Qual é a diferença entre o Fábio e o NTS?

O Fábio é a pessoa que faz tudo, desde piercing, à música, a ter namorada, ter amigos, a família, viajar, seja o que for. O NTS é a parte do Fábio que faz música. Agora provavelmente vou fugir um bocado a pergunta, mas eu sei que como Fábio eu tenho um papel na minha vida e que eu posso mudar os outros que me rodeiam, a minha família e os meus, quando eu te digo mudar é para melhor, aquela coisa, de dar mais estabilidade e afins.

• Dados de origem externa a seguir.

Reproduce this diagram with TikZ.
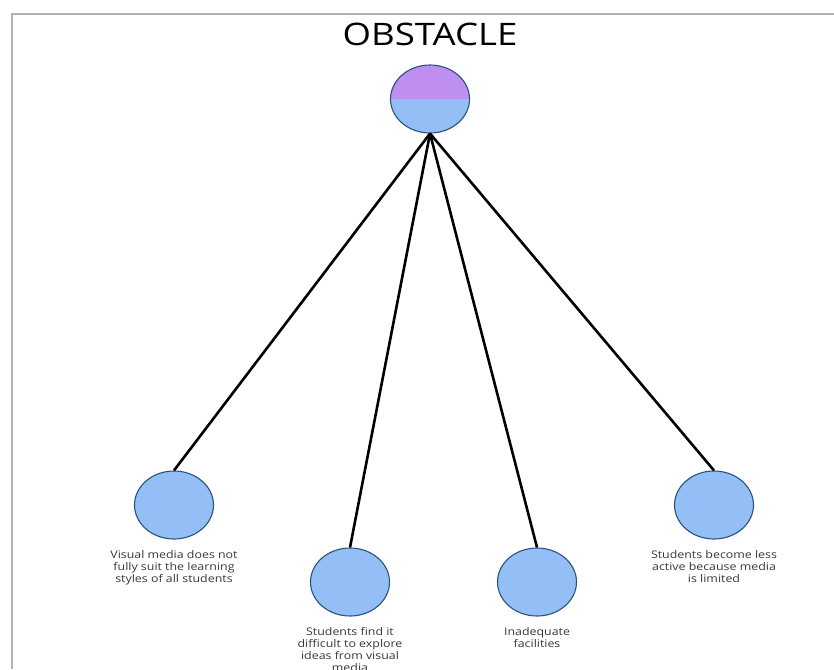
\documentclass[tikz,border=0pt]{standalone}
\usepackage{fontspec}
\setmainfont{Open Sans}
\newfontfamily\widesans[FakeStretch=1.18]{Open Sans}
\usetikzlibrary{positioning,shapes.geometric}
\definecolor{bubblefill}{RGB}{148,190,246}
\definecolor{bubbletop}{RGB}{190,142,240}
\definecolor{bubbleline}{RGB}{42,82,128}
\definecolor{frame}{RGB}{178,178,178}
\definecolor{ink}{RGB}{55,55,55}
\tikzset{
  bubble/.style={ellipse,draw=bubbleline,fill=bubblefill,line width=1.1pt,
    minimum width=79pt,minimum height=68pt,inner sep=0pt},
  root/.style={bubble,path picture={
    \fill[bubbletop] (path picture bounding box.north west) rectangle (path picture bounding box.east);}},
  spoke/.style={draw=black,line width=2.6pt},
  caption/.style={font=\widesans\fontsize{10.5}{12}\selectfont,text=ink,align=center,inner sep=0pt},
}
\begin{document}
\begin{tikzpicture}[x=1pt,y=-1pt]
    \useasboundingbox (0,0) rectangle (834,669);
    \draw[frame,line width=2pt] (12,669) -- (12,14) -- (834,14);
    \node[font=\widesans\fontsize{31}{34}\selectfont] (title) at (430,34) {OBSTACLE};
    % centre and the four obstacles
    \node[root] (obs) at (430,99) {};
    \node[bubble] (style) at (174,505) {};
    \node[bubble] (ideas) at (350,582) {};
    \node[bubble] (facil) at (537,582) {};
    \node[bubble] (active) at (714,505) {};
    \node[caption,below=11pt of style] (lstyle) {Visual media does not\\fully suit the learning\\styles of all students};
    \node[caption,below=11pt of ideas] (lideas) {Students find it\\difficult to explore\\ideas from visual\\media};
    \node[caption,below=11pt of facil] (lfacil) {Inadequate\\facilities};
    \node[caption,below=11pt of active] (lactive) {Students become less\\active because media\\is limited};
    \foreach \n in {style,ideas,facil,active}
      \draw[spoke] (obs.south) -- (\n.north);
  \end{tikzpicture}
\end{document}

Agora o nome NTS quanto mais forte ficar mais peso vai ter a palavra, ou seja, se eu tiver nome as pessoas vão-me ouvir? Então ok, eu vou conseguir esse nome para as pessoas me ouvirem porque eu sei que quando as pessoas me ouvirem eu vou estar sempre a tentar que seja de uma forma positiva. O Fábio vai tentar ajudar e estar sempre lá para os que o rodeiam, o NTS é uma forma mais abrangente mais para fora.

 

O que o NTS de agora diria ao NTS de há uns anos atrás?

Diria que não tem que ser agora e acho que esse foi o maior erro na minha carreira. O facto de pensar que tudo tinha de ser agora impediu-me de fazer muitas outras coisas. As coisas têm que ser feitas quando tu sentes, como sentes e cada vez mais com um propósito. Acho que é isso, fazer, mas com um propósito e cada vez tenho mais consciência de que o propósito se esta a tonar maior que eu e isso é mesmo fixe.